Сцена «Танца семи покрывал», позволяющая нам заглянуть в подсознание Саломеи, сценически, безусловно, самая яркая в спектакле. Кроме этого номера и эффектных световых переключений в финале спектакля сценическое решение постановки достаточно статично. Гости Ирода в начале оперы слегка фланируют позади стола, а в кульминационной сцене танца растерянно растекаются по углам. Иоканаан появляется из-под земли, сидя на цистерне, и так ни разу с нее и не встает. Шотландский бас-баритон Йен Патерсон в роли пророка убеждает глубокой основательностью своего тембра, однако во фрагментах, звучащих из-за сцены (действительно, как из глубокой цистерны), его голос динамически абсолютно теряется. На Малин Бюстрём, для которой партия Саломеи – одна из центральных в последние годы, эта роль сидит как влитая – она мастерски выдерживает долгое дыхание развития своего образа и на вокальных кульминациях, и на тишайших спадах. Возможно, Штраус, мечтавший о «легком» сопрано для своей героини, имел в виду именно такой нежный тембр, окрашенный в темные тона. Единственное, чего в этой интерпретации не хватило – того самого экстаза, который был «обещан» сценой танца. В долгой финальной арии, когда Саломея стоит на авансцене, прижимая к себе окровавленную голову пророка, Бюстрём едва выходит за рамки эмоционального диапазона сцены безумия Марфы из «Царской невесты». Весь накал страстей честно пытается взять на себя оркестр под управлением Филиппа Жордана. Для Венского филармонического оркестра «Саломея» Штрауса – одна из коронных партитур, в оркестровой красочности и нюансировке им равных нет. Однако в этом спектакле баланс несколько нарушается – кульминации звучат с такой оглушительной прямолинейностью, что порой заглушают солистов.

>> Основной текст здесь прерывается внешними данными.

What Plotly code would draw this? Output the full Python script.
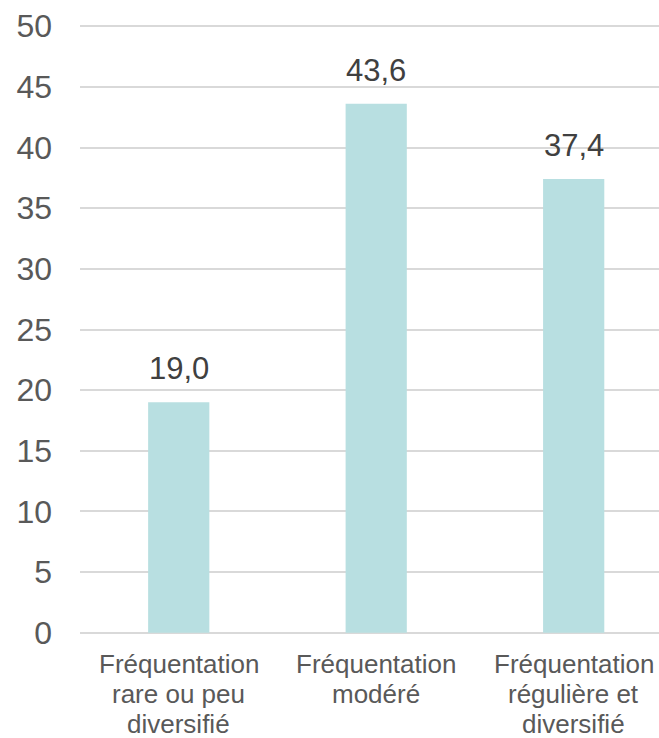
import plotly.graph_objects as go

categories = ["Fréquentation\nrare ou peu\ndiversifié",
              "Fréquentation\nmodéré",
              "Fréquentation\nrégulière et\ndiversifié"]
values = [19.0, 43.6, 37.4]
value_labels = ["19,0", "43,6", "37,4"]
y_ticks = [0, 5, 10, 15, 20, 25, 30, 35, 40, 45, 50]

FONT = "Liberation Sans, Arial"
W, H = 659, 738
M_L, M_R, M_T, M_B = 80, 0, 25, 104
PLOT_H = H - M_T - M_B

fig = go.Figure()
fig.add_trace(go.Bar(
    x=list(range(len(categories))),
    y=values,
    width=0.31,
    marker=dict(color="#b8dfe1", line=dict(width=0)),
    hoverinfo="skip",
))

for i, (v, lab) in enumerate(zip(values, value_labels)):
    fig.add_annotation(x=i, y=v, text=lab, showarrow=False,
                       yanchor="bottom", yshift=14,
                       font=dict(family=FONT, size=31, color="#404040"))

# category labels, one annotation per line (tight line spacing)
for i, cat in enumerate(categories):
    for j, line in enumerate(cat.split("\n")):
        off = 30 + 30 * j
        fig.add_annotation(x=i, xref="x", y=-off / PLOT_H, yref="paper",
                           text=line, showarrow=False, yanchor="middle",
                           font=dict(family=FONT, size=26, color="#595959"))

fig.update_layout(
    width=W, height=H,
    margin=dict(l=M_L, r=M_R, t=M_T, b=M_B),
    paper_bgcolor="white", plot_bgcolor="white",
    showlegend=False,
    font=dict(family=FONT, color="#595959"),
    xaxis=dict(
        range=[-0.5, 2.432],
        tickmode="array",
        tickvals=list(range(len(categories))),
        showticklabels=False,
        showgrid=False, zeroline=False, showline=False, ticks="",
        fixedrange=True,
    ),
    yaxis=dict(
        range=[-0.1, 50.1],
        tickmode="array",
        tickvals=y_ticks,
        ticktext=[str(t) for t in y_ticks],
        tickfont=dict(size=32, color="#595959"),
        showgrid=True, gridcolor="#d9d9d9", gridwidth=1.5,
        zeroline=False, showline=False, ticks="",
        ticklabelstandoff=27,
        fixedrange=True,
    ),
)

fig.write_html("out.html", config={"displayModeBar": False},
               post_script="document.body.style.margin='0';document.body.style.overflow='hidden';")
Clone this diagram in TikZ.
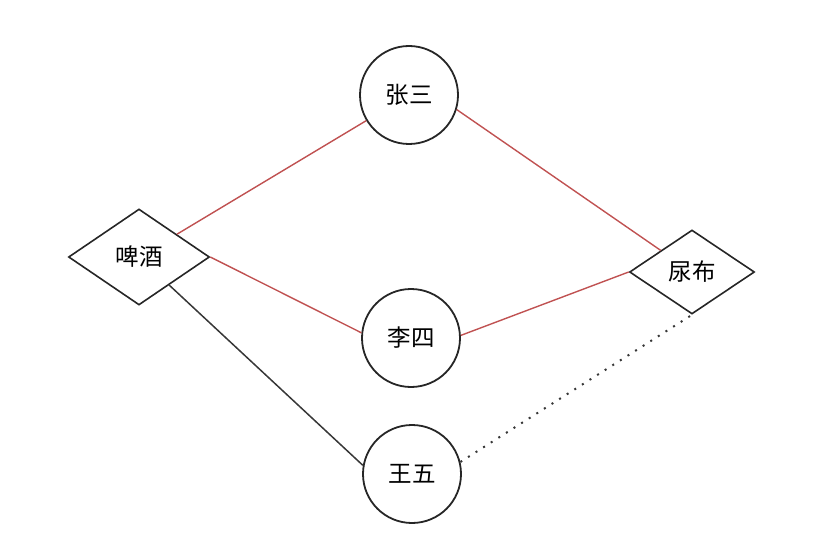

И, наконец, отдельный бонус этой постановки, для всех, кто не отягощен февральским насморком, – тонкий аромат мускуса, который разливается по залу в сцене «Танца семи покрывал». Этот аромат специально придуман парфюмером Франсисом Кюркджяном, который уже сотрудничал с режиссером на спектаклях «Торжество» и Opening Night с Изабель Аджани. Яркий парфюмерный аккорд из мускусных нот добавляет оперному гезамткунстверку дополнительный объем и даже на подсознательном уровне напоминает, почему «Саломея» считалась самой скандальной и запретной оперой на рубеже веков.